The fact is that Atlanta is the only major American city ever destroyed by war. When General William Sherman’s troops torched the town in 1864, they left very little. And what they did leave—save for a nexus of railroad lines—was quickly abandoned by the wily people who remained.

Atlanta’s obsession is with its image, and a lot of very real problems—corruption in the police department, crime, a declining tax base—get short shrift.

Modern Atlanta arose out of the ashes in 1886 when Henry W. Grady, managing editor of The Atlanta Constitution, went to New York and delivered a speech entitled “The New South” to the New England Society. In the address, Grady spoke of a “brave and beautiful city” that welcomed Yankees, boasted low interest rates, and forgave Sherman, even if he was “a kind of careless man about fire.” It was a shameless and persuasive act, and ever since, Atlantans have been heading north—or anywhere else on the compass where folks could be separated from their wallets—to give a version of the talk. Indeed, when Billy Payne, president of the Atlanta Olympic Games, sold organizers on the idea that the mean temperature in July in this notoriously hot and humid city is a pleasant 79 degrees, he was channeling Grady.

The saving grace of Atlanta boosterism is that along the way, it was put to progressive ends. “The city too busy to hate,” Mayor William Hartsfield famously decreed back in the fifties. Part hope, part hokum, the slogan provided cover for the coalition of white financiers and black activists who steered Atlanta through the volatile sixties, keeping it from becoming, as the local saying goes, another Birmingham. A great achievement, this, but if not Birmingham, what then did Atlanta become?

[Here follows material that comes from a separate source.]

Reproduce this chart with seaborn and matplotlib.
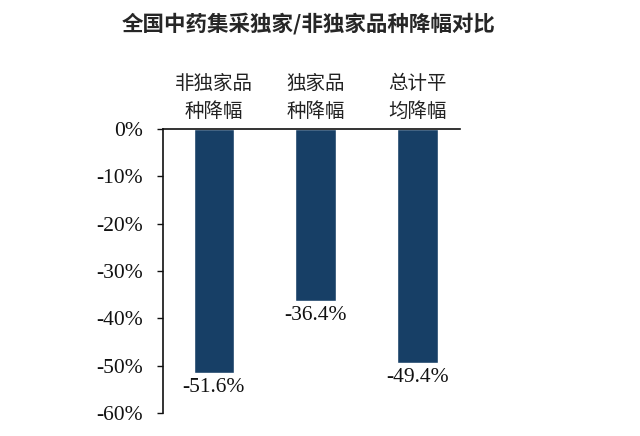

The temptation is to declare that by dint of hosting the Olympics – an extravaganza that is in many ways the world’s greatest convention—Atlanta has earned the right to call itself the world’s greatest convention town, a collection of hotels and arenas designed to dazzle many and offend no one. This is where, in a sense, it has long been headed. It’s why, several years back, Cain Street—a downtown thoroughfare commemorating a founding father—was blandly renamed International Boulevard. It’s why, around the same time, Forrest Avenue, a byway honoring Nathan Bedford Forrest, founder of the original Ku Klux Klan, was renamed for Ralph McGill, the Constitution’s courageous, Pulitzer Prize-winning editor during the civil rights movement.

Atlanta’s obsession in other words, is with its image, and as a consequence, a lot of very real problems—corruption in the police department, crime, a declining tax base—get short shrift. Nobody wants to tarnish the pretty picture.

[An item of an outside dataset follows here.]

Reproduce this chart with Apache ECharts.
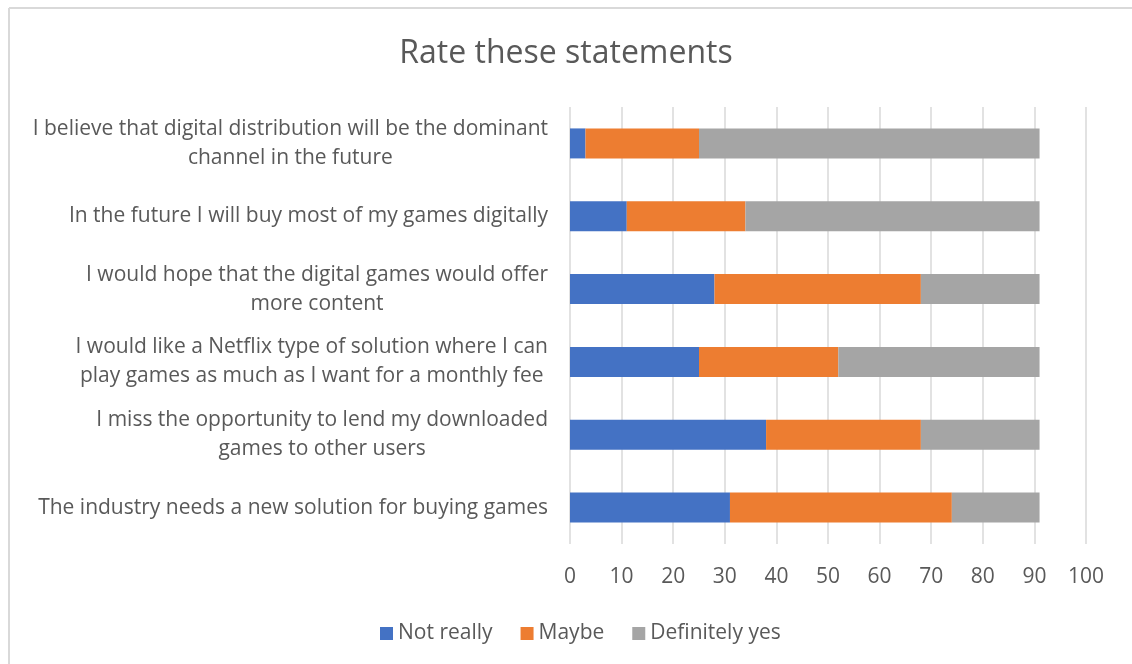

In his extraordinary The Souls of Black Folk, written in Atlanta in 1900, W.E.B. DuBois proclaimed:

“South of the North, yet North of the South, lies the City of a Hundred Hills, peering out from the shadows of the past into the promise of the future … Atlanta, Queen of the cotton kingdom; Atlanta, Gateway to the Land of the sun … And the Nation talked of her striving.”

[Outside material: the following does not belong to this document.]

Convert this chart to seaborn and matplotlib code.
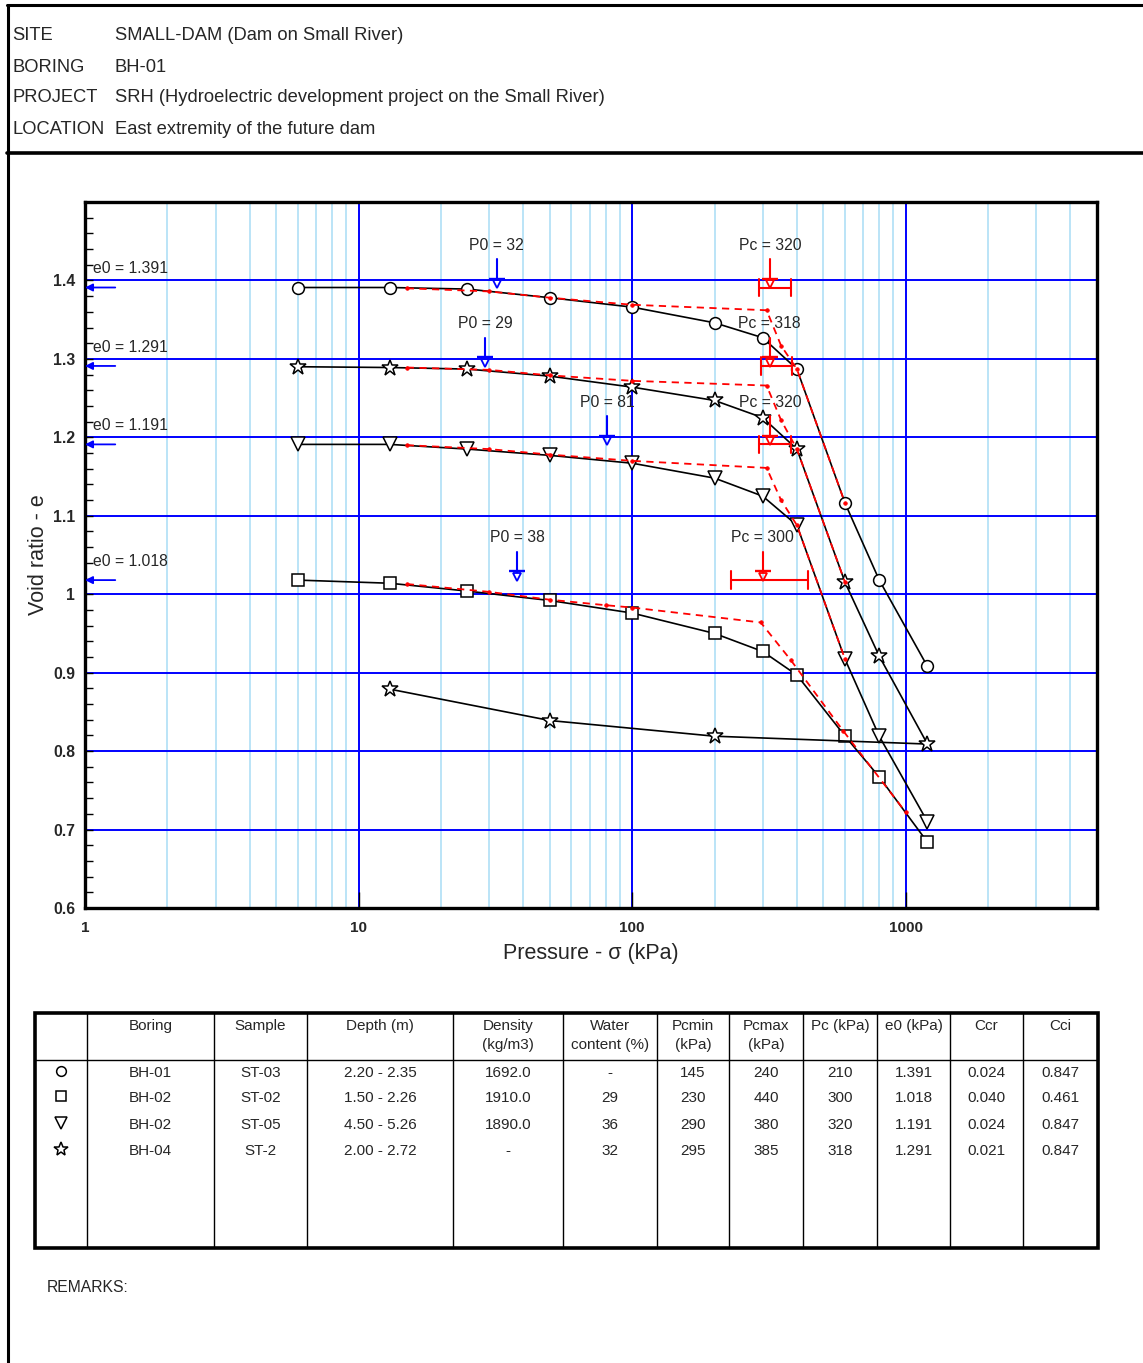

Nearly a century later, the striving continues, but to what end? Can a city too busy to hate be too busy to be great? Conceived by fire from without, and now validated by the flame of the Olympic torch, Atlanta must ultimately illuminate itself from within. The only source for such light is its past, the uncomfortable ambiguities notwithstanding.

Meanwhile, it turns out the restoration project at 17 Crescent Avenue was insured. The Dump will be rebuilt.